• **STATED EXERCISE**: Review the material and extract every line in which the word "chart" occurs.

• **DATA SECTION**:
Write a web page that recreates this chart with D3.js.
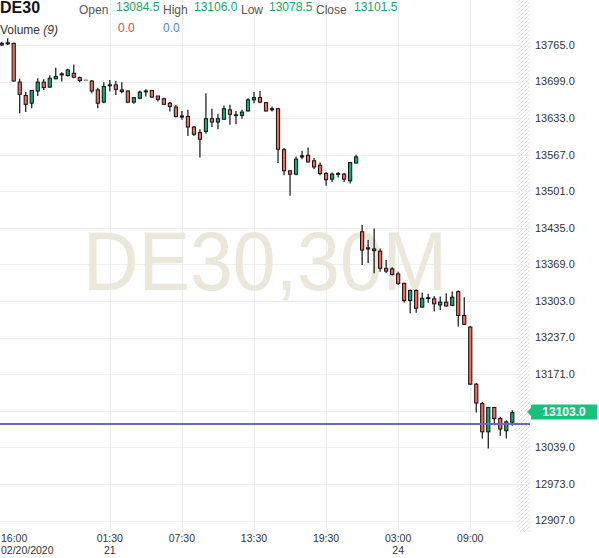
<!DOCTYPE html>
<html>
<head>
<meta charset="utf-8">
<script src="https://cdn.jsdelivr.net/npm/d3@7"></script>
<style>
  html, body { margin: 0; padding: 0; background: #fff; }
  svg { display: block; font-family: "Liberation Sans", Arial, sans-serif; }
</style>
</head>
<body>
<svg id="chart" width="599" height="558"></svg>
<script>
// ---------- data ----------
const symbol = "DE30";
const watermark = "DE30,30M";
const opens  = [13765,13767,13768,13698,13674,13660,13682,13698,13689,13704,13713,13710,13714,13706,13702,13700,13684,13662,13692,13693,
                13684,13682,13662,13669,13682,13683,13673,13668,13660,13653,13637,13636,13617,13607,13609,13632,13626,13631,13648,13638,
                13638,13646,13666,13670,13661,13650,13650,13576,13538,13532,13563,13566,13556,13548,13533,13523,13532,13532,13520,13552,
                13428,13399,13397,13393,13362,13361,13352,13335,13304,13322,13292,13308,13307,13296,13301,13295,13320,13277,13256,13153,
                13118,13067,13111,13091,13069,13084.5];
const highs  = [13771,13777,13769,13704,13680,13684,13705,13703,13710,13724,13716,13722,13730,13708,13702.5,13702,13688,13698,13702,13700,
                13698,13683,13671,13683,13685,13684,13673,13670,13662,13657,13646,13648,13619,13613,13678,13650,13641,13656,13657,13646,
                13648,13669,13680,13682,13662,13654,13651,13579,13539,13564,13574,13580,13561,13553,13536,13535,13536,13534,13554,13567,
                13440,13413,13434,13398,13377,13364,13356,13336,13324,13324,13318,13316,13312,13311,13317,13320,13322,13310,13258,13155,
                13121,13112,13112,13094,13088,13106];
const lows   = [13763,13765,13699,13642,13644,13651,13673,13684,13688,13703,13699,13708,13705,13698,13701.5,13678,13651,13660,13681,13675,
                13678,13660,13659,13667,13672,13670,13663,13657,13645,13634,13630,13601,13601,13562,13605,13617,13613,13630,13621,13622,
                13632,13645,13660,13660,13645,13645,13552,13530,13493,13530,13559,13553,13541,13530,13511,13518,13526,13518,13515,13552,
                13368,13371,13353,13356,13353,13349,13332,13300,13281,13282,13292,13300,13284,13287,13293,13294,13257,13260,13152,13102,
                13055,13037,13079,13060,13055,13078.5];
const closes = [13768,13769,13700,13676,13658,13683,13698,13688,13705,13708,13711,13720,13707,13701,13702,13682,13660,13690,13693,13685,
                13681,13662,13670,13680,13681,13671,13667,13658,13654,13636,13635,13617,13604,13595,13632,13626,13632,13650,13640,13639,
                13644,13666,13670,13662,13646,13648,13577,13538,13532,13559,13565,13554,13545,13533,13522,13532,13533,13523,13553,13563,
                13395,13397,13394,13362,13357,13351,13335,13304,13322,13290,13308,13309,13298,13301,13294,13310,13277,13261,13153,13119,
                13067,13111,13091,13072,13085,13101.5];

const priceTicks = [12907,12973,13039,13105,13171,13237,13303,13369,13435,13501,13567,13633,13699,13765];
const timeTickIndex = [-1, 18, 30, 42, 54, 66, 78];
const timeTickLabel = ["16:00","01:30","07:30","13:30","19:30","03:00","09:00"];
const timeTickDate  = ["02/20/2020","21","","","","24",""];

const headerLabels = ["Open","High","Low","Close"];
const headerValues = ["13084.5","13106.0","13078.5","13101.5"];
const volumeValues = ["0.0","0.0"];
const lastPriceLabel = 13103.0;
const horizLinePrice = 13081;

// ---------- layout ----------
const svg = d3.select("#chart");
const plotRight = 530, plotBottom = 532;
const GREEN = "#17a874", RED = "#f26a5e";

const x = d3.scaleLinear().domain([0, opens.length - 1]).range([1.7, 512.3]);
const y = d3.scaleLinear().domain([12907, 13765]).range([520.5, 45]);

// hatch pattern
const defs = svg.append("defs");
const pat = defs.append("pattern").attr("id","hatch").attr("patternUnits","userSpaceOnUse")
  .attr("width",4).attr("height",4);
pat.append("path").attr("d","M-1,1 l2,-2 M0,4 l4,-4 M3,5 l2,-2").attr("stroke","#e2e2e2").attr("stroke-width",1);

// hatched empty region
svg.append("rect").attr("x",517.5).attr("y",0).attr("width",plotRight-517.5).attr("height",plotBottom)
  .attr("fill","url(#hatch)");

// grid
const gridG = svg.append("g").attr("stroke","#efefef").attr("stroke-width",1);
gridG.selectAll("line.h").data(priceTicks).join("line")
  .attr("x1",0).attr("x2",plotRight)
  .attr("y1",d=>Math.round(y(d))+0.5).attr("y2",d=>Math.round(y(d))+0.5);
gridG.selectAll("line.v").data(timeTickIndex.filter(i=>i>=0)).join("line")
  .attr("y1",0).attr("y2",plotBottom)
  .attr("x1",d=>Math.round(x(d))+0.5).attr("x2",d=>Math.round(x(d))+0.5);

// watermark
svg.append("text").attr("x",83).attr("y",290)
  .attr("font-size",84).attr("fill","#ebe7da")
  .attr("textLength",364).attr("lengthAdjust","spacingAndGlyphs")
  .text(watermark);

// candles
const data = opens.map((o,i)=>({i, o, h:highs[i], l:lows[i], c:closes[i]}));
const cg = svg.append("g");
cg.selectAll("line.wick").data(data).join("line")
  .attr("x1",d=>x(d.i)).attr("x2",d=>x(d.i))
  .attr("y1",d=>y(d.h)).attr("y2",d=>y(d.l))
  .attr("stroke",d=>d.h-d.l<2?"#999":"#111").attr("stroke-width",1.2);
cg.selectAll("rect.body").data(data).join("rect")
  .attr("x",d=>x(d.i)-1.6).attr("width",3.2)
  .attr("y",d=>y(Math.max(d.o,d.c)))
  .attr("height",d=>Math.max(0.8, Math.abs(y(d.o)-y(d.c))))
  .attr("fill",d=>d.c>d.o?GREEN:(d.c<d.o?RED:"#999"))
  .attr("stroke",d=>d.c===d.o?"#999":"#111").attr("stroke-width",1);

// horizontal drawn line
svg.append("line").attr("x1",0).attr("x2",plotRight)
  .attr("y1",y(horizLinePrice)).attr("y2",y(horizLinePrice))
  .attr("stroke","#6b6cb9").attr("stroke-width",2);

// y axis labels
const fmt = d3.format(".1f");
svg.append("g").selectAll("text").data(priceTicks.filter(d=>Math.abs(y(d)-y(lastPriceLabel))>10)).join("text")
  .attr("x",535).attr("y",d=>y(d)).attr("dy","0.35em")
  .attr("font-size",11).attr("fill","#333").text(d=>fmt(d));

// last price marker
const ly = y(lastPriceLabel);
const mg = svg.append("g");
mg.append("path")
  .attr("d",`M527,${ly} L531,${ly-4} L531,${ly-7} Q531,${ly-7.5} 533,${ly-7.5} L597,${ly-7.5} L597,${ly+7.5} L533,${ly+7.5} Q531,${ly+7.5} 531,${ly+7} L531,${ly+4} Z`)
  .attr("fill","#19c27c");
mg.append("text").attr("x",564).attr("y",ly).attr("dy","0.36em").attr("text-anchor","middle")
  .attr("font-size",12).attr("font-weight","bold").attr("fill","#fff").text(fmt(lastPriceLabel));

// x axis labels
const xg = svg.append("g").attr("font-size",10.5).attr("fill","#333");
timeTickIndex.forEach((idx,k)=>{
  const px = idx < 0 ? 1 : x(idx);
  const anchor = idx < 0 ? "start" : "middle";
  xg.append("text").attr("x",px).attr("y",542).attr("text-anchor",anchor).text(timeTickLabel[k]);
  if (timeTickDate[k]) xg.append("text").attr("x",px).attr("y",554).attr("text-anchor",anchor).text(timeTickDate[k]);
});

// header
const hg = svg.append("g");
hg.append("text").attr("x",0).attr("y",13).attr("font-size",16).attr("font-weight","bold").attr("fill","#111").text(symbol);
const labelX = [79,163,241,316], valueX = [116,194,269,354];
headerLabels.forEach((t,k)=>{
  hg.append("text").attr("x",labelX[k]).attr("y",13.5).attr("font-size",12).attr("fill","#555").text(t);
  hg.append("text").attr("x",valueX[k]).attr("y",11).attr("font-size",12).attr("fill","#1aa464").text(headerValues[k]);
});
const vt = hg.append("text").attr("x",0).attr("y",33.5).attr("font-size",12).attr("fill","#333");
vt.append("tspan").text("Volume ");
vt.append("tspan").attr("font-style","italic").text("(9)");
hg.append("text").attr("x",118).attr("y",31.5).attr("font-size",12).attr("fill","#e0474c").text(volumeValues[0]);
hg.append("text").attr("x",163).attr("y",31.5).attr("font-size",12).attr("fill","#4a86e8").text(volumeValues[1]);
</script>
</body>
</html>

• **CORRECT OUTPUT**:
Write a web page that recreates this chart with D3.js.
<svg id="chart" width="599" height="558"></svg>
const svg = d3.select("#chart");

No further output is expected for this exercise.